=== STORED DATA ===

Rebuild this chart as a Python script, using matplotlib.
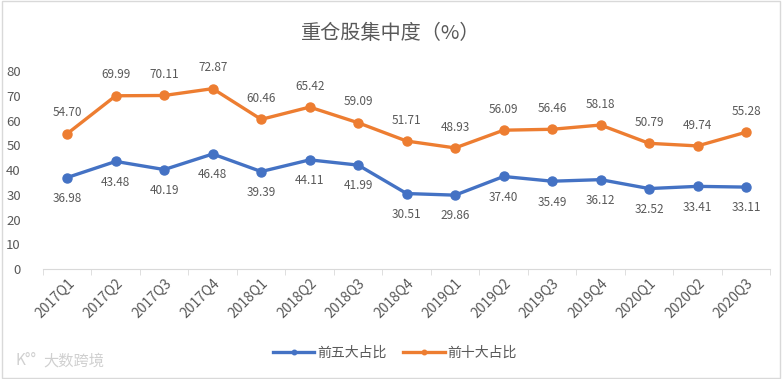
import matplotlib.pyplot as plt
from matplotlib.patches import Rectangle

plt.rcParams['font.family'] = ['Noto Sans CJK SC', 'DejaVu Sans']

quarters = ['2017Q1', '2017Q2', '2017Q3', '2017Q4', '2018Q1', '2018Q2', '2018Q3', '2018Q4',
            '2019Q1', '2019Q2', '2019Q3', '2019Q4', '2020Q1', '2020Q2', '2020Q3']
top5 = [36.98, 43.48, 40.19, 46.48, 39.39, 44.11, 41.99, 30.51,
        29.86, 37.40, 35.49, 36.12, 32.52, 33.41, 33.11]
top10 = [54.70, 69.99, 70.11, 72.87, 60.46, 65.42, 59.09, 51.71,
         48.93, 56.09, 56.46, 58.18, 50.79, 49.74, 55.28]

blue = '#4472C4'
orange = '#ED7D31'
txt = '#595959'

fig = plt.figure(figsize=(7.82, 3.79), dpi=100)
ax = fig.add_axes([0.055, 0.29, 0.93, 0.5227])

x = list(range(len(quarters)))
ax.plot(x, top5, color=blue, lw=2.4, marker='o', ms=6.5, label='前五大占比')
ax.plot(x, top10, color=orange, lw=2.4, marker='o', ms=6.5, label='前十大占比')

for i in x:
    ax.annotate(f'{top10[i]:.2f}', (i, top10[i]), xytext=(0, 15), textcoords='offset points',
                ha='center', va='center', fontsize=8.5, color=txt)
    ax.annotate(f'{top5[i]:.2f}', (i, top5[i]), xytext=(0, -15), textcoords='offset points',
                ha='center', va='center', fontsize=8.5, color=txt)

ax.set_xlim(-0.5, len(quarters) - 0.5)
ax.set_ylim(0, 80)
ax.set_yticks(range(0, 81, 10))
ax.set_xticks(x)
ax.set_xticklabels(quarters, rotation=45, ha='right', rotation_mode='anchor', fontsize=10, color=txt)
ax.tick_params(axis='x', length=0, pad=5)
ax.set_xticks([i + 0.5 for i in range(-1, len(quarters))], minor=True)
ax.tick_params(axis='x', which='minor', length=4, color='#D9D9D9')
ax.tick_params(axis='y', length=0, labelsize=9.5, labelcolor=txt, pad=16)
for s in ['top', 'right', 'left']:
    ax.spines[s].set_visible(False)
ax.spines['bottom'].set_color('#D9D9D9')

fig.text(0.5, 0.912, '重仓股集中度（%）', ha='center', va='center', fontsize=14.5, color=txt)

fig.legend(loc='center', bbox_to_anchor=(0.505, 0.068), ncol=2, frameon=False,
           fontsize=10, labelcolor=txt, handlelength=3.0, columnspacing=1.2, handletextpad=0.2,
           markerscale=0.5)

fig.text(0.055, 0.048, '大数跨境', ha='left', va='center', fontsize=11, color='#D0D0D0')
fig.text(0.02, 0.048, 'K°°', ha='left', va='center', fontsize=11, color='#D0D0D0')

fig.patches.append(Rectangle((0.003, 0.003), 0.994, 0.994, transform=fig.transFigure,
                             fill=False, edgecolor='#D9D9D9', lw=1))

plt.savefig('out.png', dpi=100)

===

> EXERCISE DESCRIPTION
Copy out every line that includes the word "matplotlib".

> PROBLEM SOLUTION
Rebuild this chart as a Python script, using matplotlib.
import matplotlib.pyplot as plt
from matplotlib.patches import Rectangle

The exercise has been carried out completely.